As we roll into the offseason and rookies settle into their teams fits, we can begin projecting how they'll perform given where they landed.
It's a fun, generally futile, exercise and never has that been more true than this year with one of the more talented classes in recent memory entering one of the weirdest offseasons ever.
It will be best to temper rookie expectations on the lower side, as the lack of traditional camps, and likely a traditional preseason, will shorten their ramp-up and steepen their learning curve. With that considered, there are some juicy lines currently on the rookie betting market.
Author’s Note: These lines assume a 16-game season, and in the event of a truncated season, will be considered pushes. All lines pulled from Bet Online.
Jonathan Taylor, RB, Indianapolis: O/U 750 rushing yards
This is a tricky one. I'm certain that Jonathan Taylor is talented enough to rush for 750 yards, as 26 players hit that mark last season alone. I am confident that Taylor is at least the 25th best back in the NFL from the moment he steps onto the field, especially if we limit the scope simply to ability as a runner, which is where Taylor shines.

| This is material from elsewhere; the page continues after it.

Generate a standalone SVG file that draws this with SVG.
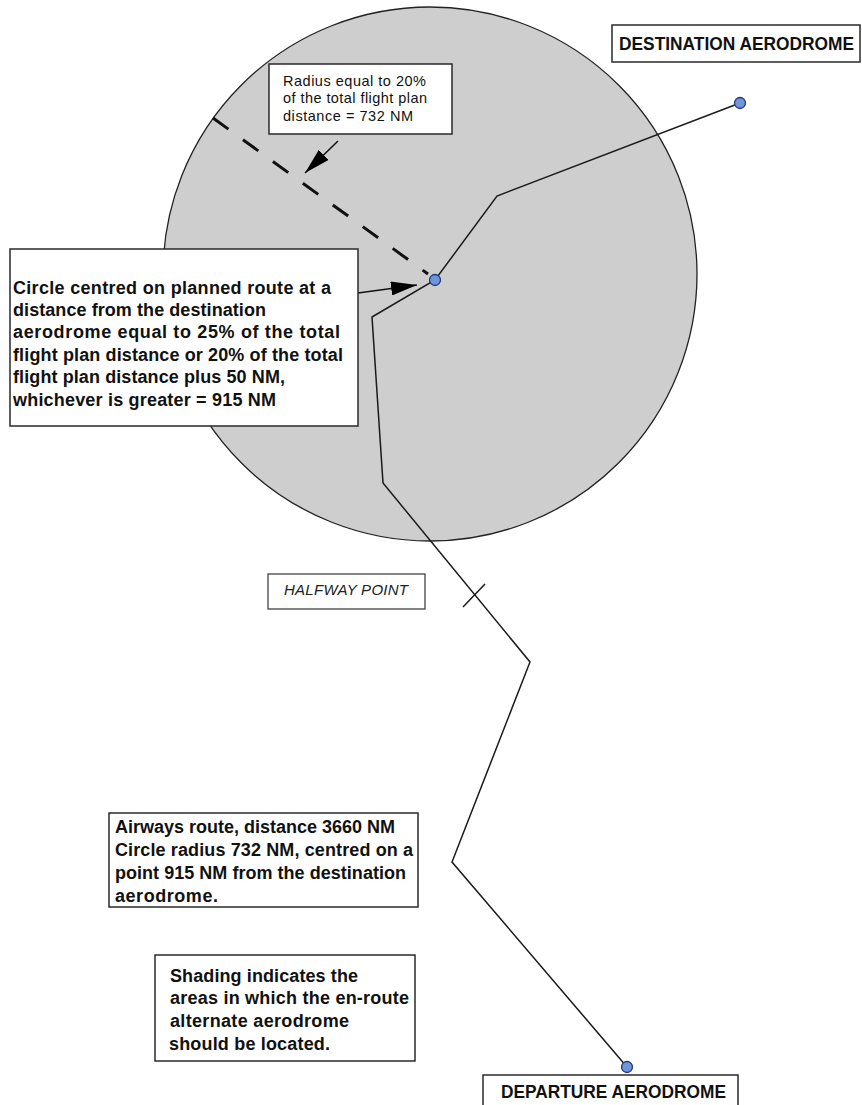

The issue is volume and opportunity. Of the 26 players who hit that mark last season, all were on different teams save for two, Lamar Jackson and Mark Ingram, which is definitely cheating; Jackson is not a running back. All but five of the backs had at least 200 carries to get to the 750 figure too.
Will Taylor get 200 carries with Marlon Mack — a 1,000-yard rusher last year on 247 carries — in the backfield? Seeing how the 41st pick was spent on Taylor, I'm inclined to believe that he's at least a 12-carry-per-game player, which would put him at that 200 carry figure by the end of the season. When we consider that Mack isn't the most durable player in the world — he's missed at least two games in each of the last three years — there's even further reason for optimism. But even then, Taylor will be right around 200 carries, if he reaches it. It's not a given.
I'm inclined to go over on 750, but the better number was much earlier in the betting cycle — it was at 550 for a while — so I wouldn't go chasing the value here. I do think Taylor is over an 800-yard rusher in Year 1 given the opportunity and investment put in on his profile, even with Mack still taking a primary chunk of the backfield.
Bet: Taylor over 750 (-125)
Jerry Jeudy, WR Denver: O/U 900 receiving yards; CeeDee Lamb, WR, Dallas: O/U 850 receiving yards
Neither Jeudy or Lamb project as primary targets on their offenses. Jeudy will serve as WR2 behind Courtland Sutton and will have a shallower depth of target even if they end up with equivalent volume by the end of the season. Lamb will be WR3 in terms of targets with Amari Cooper and Michael Gallup on the roster, and both excelling last season.
It's worth noting that in, a given game, Lamb could certainly out-target Cooper or Gallup, and Jeudy over Sutton, relative to the matchup. But in season-long game-planning, this is where their teams expect them to be in the pecking order.
Only seven of the 32 teams last year had two receivers over the 850-yard mark and six went over 900. The only rookie to do so was D.K. Metcalf, who had exactly 900 yards for the Seahawks.
It's generally unrealistic to expect rookie receivers, even first-round selections, to break the 800-yard threshold; but it's even more unlikely when they clearly enter the season as the second or third option in their respective offenses. For value, the bet I feel most confident in is Lamb under 850, as unforeseen circumstances would give me some insurance.
Bet: Jeudy under 900 (-130)
Bet: Lamb under 850 (-150)
Patrick Queen, LB, Baltimore: DROY (+1000)
The Rookie of the Year will likely be Chase Young. He's extremely good and should stack up big sack and tackle for loss numbers. Young’s odds at +450 are more certain than I am in any Defensive Rookie of the Year (DROY) wager, especially when you consider Young may be in rotation in a crowded EDGE room in Washington
Do you know what isn't crowded? Baltimore’s linebacker room.
Patrick Queen is an extremely attractive option. He projects as a high turnover and sack player for the Ravens because you can almost guarantee he'll be on the field all year; there are no real veterans to beat out. He now plays in an aggressive system that blitzes often, especially with linebackers. Queen was a quality blitzer and an elite cover linebacker for LSU in his one season starting.
Generally, linebacker is the best position to wager on for the DROY title. In the last few years, it's fallen out of favor as rookies have caught more playing time than ever before, and pass rushers, in general, have improved. But nine of the last 20 DROYs have been off-ball linebackers with EDGEs (six), defensive tackles (three) and cornerbacks (two) trailing. As such, ignore Jeffrey Okudah and miss Isaiah Simmons as well — if he plays anything near a safety, he has no chance — and chase value with Queen.
The real frisky bet? K'Lavon Chaisson at +2800. If the Jaguars and Yannick Ngakoue do find a way to separate before the season starts, that's a starting EDGE in a system that maximizes speedy outside rushers.